David Rosenthal: the tradeoff of this is for FedMart at the time and straight through to Costco today. This creates meaningfully higher per-employee labor costs for the company.

Ben Gilbert: Yep, totally. But what are the benefits? And this is where we get this beautifully interlinked set of trade-offs that play well together. So what do you get? Well, you get low employee turnover. And when I say low, I mean very low. After the first year, Costco today has only a 7% attrition rate among their workforce. This is wow. This is for hourly labor. Yes. Typical retail is 20%. So it is a meaningfully lower cost to onboard and train new employees. Like you normally have to spend a lot of your money ramping people to get them up to speed. Costco, Price Club, FedMart doesn't have to do any of that because they're really rewarding their employees. Employee loyalty also reinforces the idea that people shouldn't steal. They feel grateful for this job. They're excited to be in it. The shrinkage or the unaccounted for merchandise at Costco today is astonishingly low. It is 0.15% of sales. That's crazy. So merchandise does not walk out the door. Their strong bias also is to promote internally. So if you look at Costco today, 36% of U.S. employees have over 10 years of service.

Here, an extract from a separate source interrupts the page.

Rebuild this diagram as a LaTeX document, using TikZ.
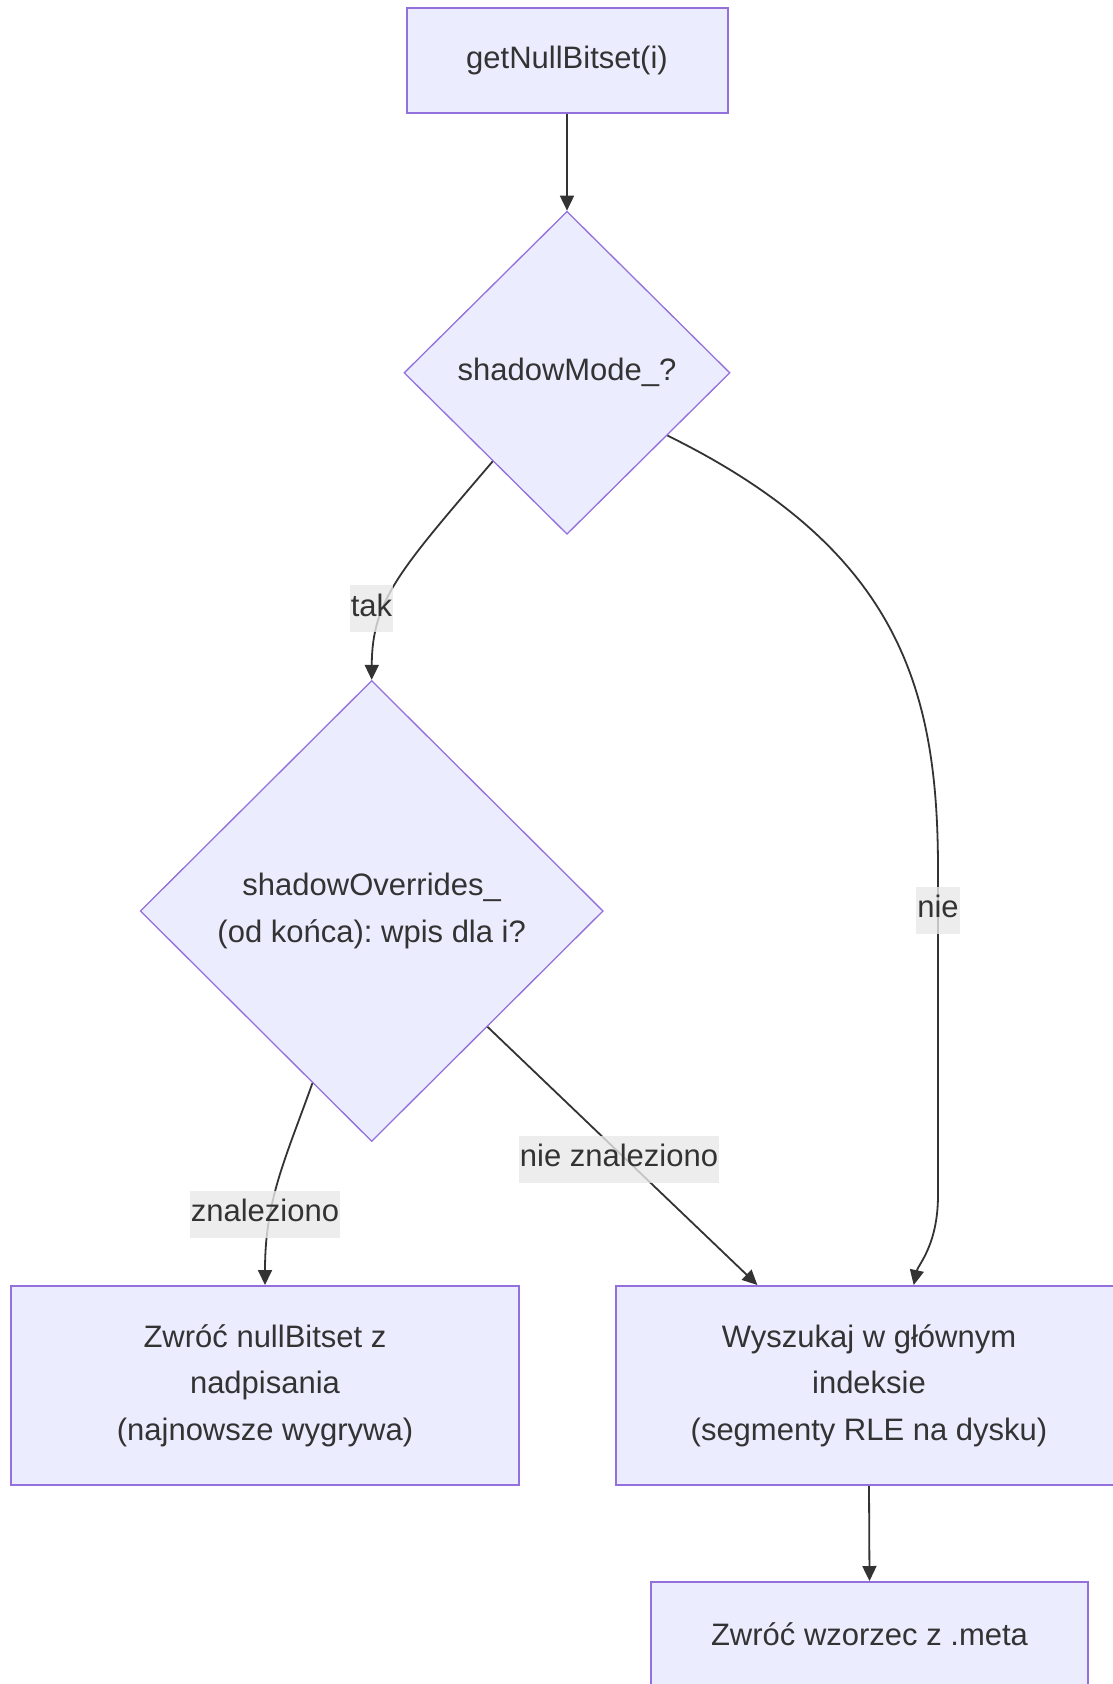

David Rosenthal: And this is truly unique, I think, about Costco among major American, at least, corporations, and was true at Price Club and FedMart before it. The senior, senior management, this is the same story. I mean, Jim started as a grocery bagger in the 50s at FedMart. Craig Jelinek started his career as an hourly employee at FedMart. This

Ben Gilbert: is how long the tenure is of these people and how linked these stories are. If you look at their executive team at Costco today, basically all of them have been there for over 25 years. The only vice presidents at the company who have not are the digital e-commerce people that they had to bring in to address some issues.

David Rosenthal: Decades ago. It's crazy.